Но и Беку дорогу переходить было вполне опасно; второй штурм от «маски-шоу» бригада могла не выдержать.

И Бек понимал явно влияние своё. Злился, что Саня всё рассуждал что-то, что думал над прикрытием каналов Фархада, и решил, видимо, с тыла зайти.

Через двоюродную сестру Белова, через избранницу Витину действовать решил.

Кости грудины от одного вздоха сломались, раскрошились в злобе, какой стало мало места в теле Пчёлкина.

Анна всё увидела на лице Вити, на котором прочла за секунды чуть ли не тысячи мыслей. Стало вдруг смешно, но Князева сдержалась, чтобы не захохотать. Не сейчас, не сейчас… Она только, предугадав вопросы Пчёлы, какие он отчего-то не задавал, объяснилась голосом, какой, к собственному удивлению, не дрожал, а лишь сырел с каждым словом:

— Они меня у Вагнера в кабинете увидели. Ещё первого числа, когда меня на место Сухоруковой поставили. И, видно, справки навели… За сутки.

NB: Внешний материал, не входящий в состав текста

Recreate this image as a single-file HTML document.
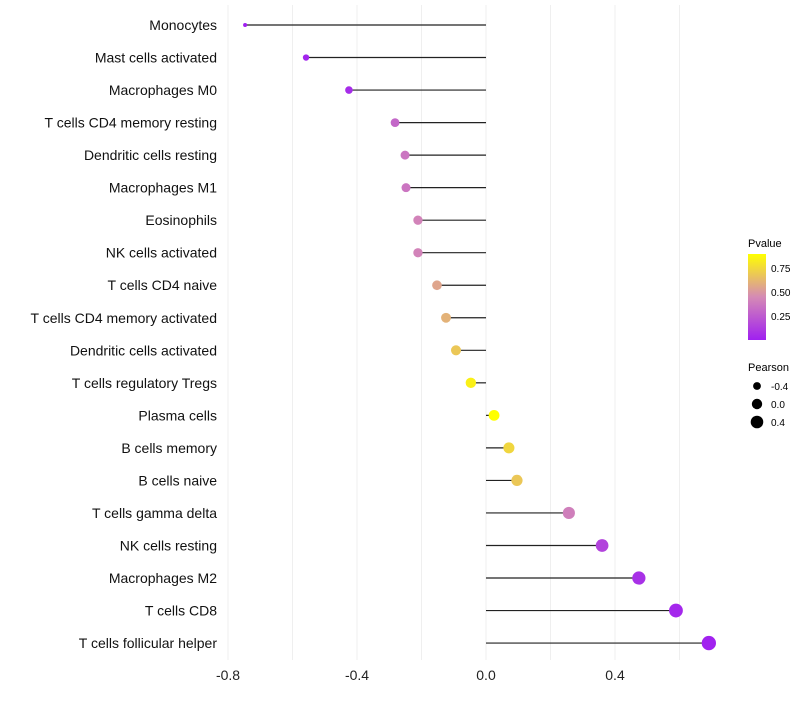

Пчёлкин выдохнул; кости продолжали хрустеть. Он поджал челюсти с силой такой, что зубы пронзило тупой болью, и провел руками по плечам Аниным. Хотя, и к чему Князевой сейчас эта ласка?..

Прошёл миг, прежде чем Витя понял, что успокоить поглаживаниями этими пытался не только Аню. Самого себя пытался утихомирить. Но и то, и то ему давалось откровенно хреново.

Она в такой же судороге перевела дыхание и продолжила:

— Пришли. Расселись. Языками трепали, нервы пытались мне помотать. И имя моё назвали, и про вас сказали с Сашей… А потом сказали Белому передать, чтоб он не смел с Фархадом дела иметь.

Осознание с каждой фразой становилось всё более и более явным, отчего и становилось болезным. Он всё понимал. Всё…

Пчёлкин чувствовал себя беспомощным. Будто у него руки были сломаны, прооперированы, но по итогу всех этих медико-садистских махинаций всё равно оказались ампутированы. Он на Анну только смотрел, которая ни то в пустоту глядела, ни то прямо в зрачки Вите заглядывала.